Malgré tout, vous laissez entendre que le tabou du vote juif pour le FN, se dissipe. Des français de confession juive n’hésitent plus à voter pour ce parti populiste ? Comment l’expliquez-vous ?

Judith Cohen Solal : Oui des français juifs votent pour le FN mais ils restent à la marge. Plus nombreux sont ceux qui disent que l’islamo-gauchisme et l’extrême gauche sont « pires ». Et que le discours de Marine Le Pen a toute sa place. Mais nous constatons que cette tentation consiste plus à faire des déclarations qui ont pour but de fustiger l’extrême gauche que de s’inscrire en réelle adhésion.

Malgré tout et ce rappel est important, vous soulignez le fait que les institutions juives tiennent. Pourtant Marine Le Pen redouble d’efforts, elle annonce qu’elle veut se rendre en Israël, elle dénonce même (plus ou moins) l’antisémitisme ? Comment expliquez-vous cela ?

Jonathan Hayoun : Dans sa stratégie dite de dédiabolisation, les juifs représentent clairement une cible à neutraliser voire à séduire. Non pas tant pour le pseudo électorat juif mais bien pour la symbolique que représenterait un dialogue possible entre le Front National et les institutions juives. Marine Le Pen y verrait donc une caution qui effacerait l’histoire et l’actualité de l’antisémitisme d’extrême droite. Les institutions juives ne sont pas dupes et tiennent en effet.

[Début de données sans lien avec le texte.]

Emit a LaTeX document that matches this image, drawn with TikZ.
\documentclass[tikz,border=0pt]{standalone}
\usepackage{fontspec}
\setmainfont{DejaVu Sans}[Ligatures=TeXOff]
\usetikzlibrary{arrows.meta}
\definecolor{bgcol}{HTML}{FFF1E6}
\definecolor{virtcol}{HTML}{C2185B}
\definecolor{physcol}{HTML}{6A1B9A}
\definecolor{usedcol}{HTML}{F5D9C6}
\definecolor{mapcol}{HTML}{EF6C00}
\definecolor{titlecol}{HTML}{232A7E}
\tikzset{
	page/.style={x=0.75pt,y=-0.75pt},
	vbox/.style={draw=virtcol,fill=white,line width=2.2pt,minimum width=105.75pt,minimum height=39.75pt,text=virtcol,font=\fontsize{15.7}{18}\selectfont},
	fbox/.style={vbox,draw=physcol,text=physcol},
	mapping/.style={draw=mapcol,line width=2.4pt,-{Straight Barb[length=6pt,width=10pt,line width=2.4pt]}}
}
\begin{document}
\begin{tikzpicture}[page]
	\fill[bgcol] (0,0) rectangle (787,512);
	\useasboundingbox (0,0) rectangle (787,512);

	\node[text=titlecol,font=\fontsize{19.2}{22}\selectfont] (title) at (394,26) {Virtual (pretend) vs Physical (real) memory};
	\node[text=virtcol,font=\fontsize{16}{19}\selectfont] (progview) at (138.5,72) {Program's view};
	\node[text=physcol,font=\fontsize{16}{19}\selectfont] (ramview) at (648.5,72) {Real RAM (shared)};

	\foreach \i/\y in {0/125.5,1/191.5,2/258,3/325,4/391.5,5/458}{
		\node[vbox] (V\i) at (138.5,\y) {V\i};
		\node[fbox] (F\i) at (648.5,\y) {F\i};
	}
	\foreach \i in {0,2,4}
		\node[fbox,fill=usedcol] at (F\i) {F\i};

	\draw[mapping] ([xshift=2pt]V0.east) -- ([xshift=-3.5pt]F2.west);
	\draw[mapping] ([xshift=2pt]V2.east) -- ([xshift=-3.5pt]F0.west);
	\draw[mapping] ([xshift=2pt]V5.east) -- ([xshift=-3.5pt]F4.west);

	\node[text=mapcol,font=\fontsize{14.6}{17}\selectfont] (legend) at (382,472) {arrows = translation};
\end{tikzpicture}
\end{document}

Vous racontez qu’entre les deux tours des dernières présidentielles, les instances communautaires ont constitué une sorte de crise informelle pour envisager le scénario du pire. Expliquez-nous...

Judith Cohen Solal : Certains ont voulu anticiper. Il fallait bien réfléchir à la réaction à avoir dans ce type de situation. Dans le livre, un ancien président du CRIF s’est autorisé à cauchemarder le pire : « si elle arrivait au pouvoir, le CRIF devrait sans doute se dissoudre et serait contraint de retourner à son origine : la clandestinité. Je n’aurais pas pu prendre le risque d’accueillir le FN avec les honneurs. Et peut-être aurais-je même invité les français juifs à quitter le pays. Mais peut-on faire des choses comme ça ? »

Jonathan Hayoun : Envisager le pire des scénarios est toujours une réflexion constructive et je comprends que certains responsables communautaires se soient posés la question. Dans son passionnant livre « Complot contre l’Amérique », Philip Roth avait imaginé la réaction de la communauté juive américaine si au début de la seconde guerre mondiale l’homme politique Charles Lindbergh connu pour ses sympathies nazies avait gagné l’élection présidentielle aux Etats-Unis.

Au final, êtes-vous inquiets. Et si Marine Le Pen arrivait au pouvoir ?

Jonathan Hayoun : la « détabouisation » de l’antisémitisme, pour reprendre votre qualification du phénomène en cours, voilà ce qui m’inquiète. Et je crains que cela participe d’une percée électorale plus grande de l’extrême droite lors des élections européennes. En revanche, je crois que la France a suffisamment de ressources pour empêcher Marine Le Pen d’arriver au pouvoir.

Judith Cohen Solal : Il est bien compliqué de répondre à cette question. Je suis inquiète de l’augmentation des actes antisémites et de la porosité qui existe entre les divers extrêmes antisémites. Les discours de l’extrême droite nourrissent des passages à l’acte dont elle voudrait se dédouaner ensuite. Et la crainte peut parfois amener à se laisser berner pour se sentir rassuré. Je pense que les digues vacillent mais tiennent bon. Enfin, je l’espère.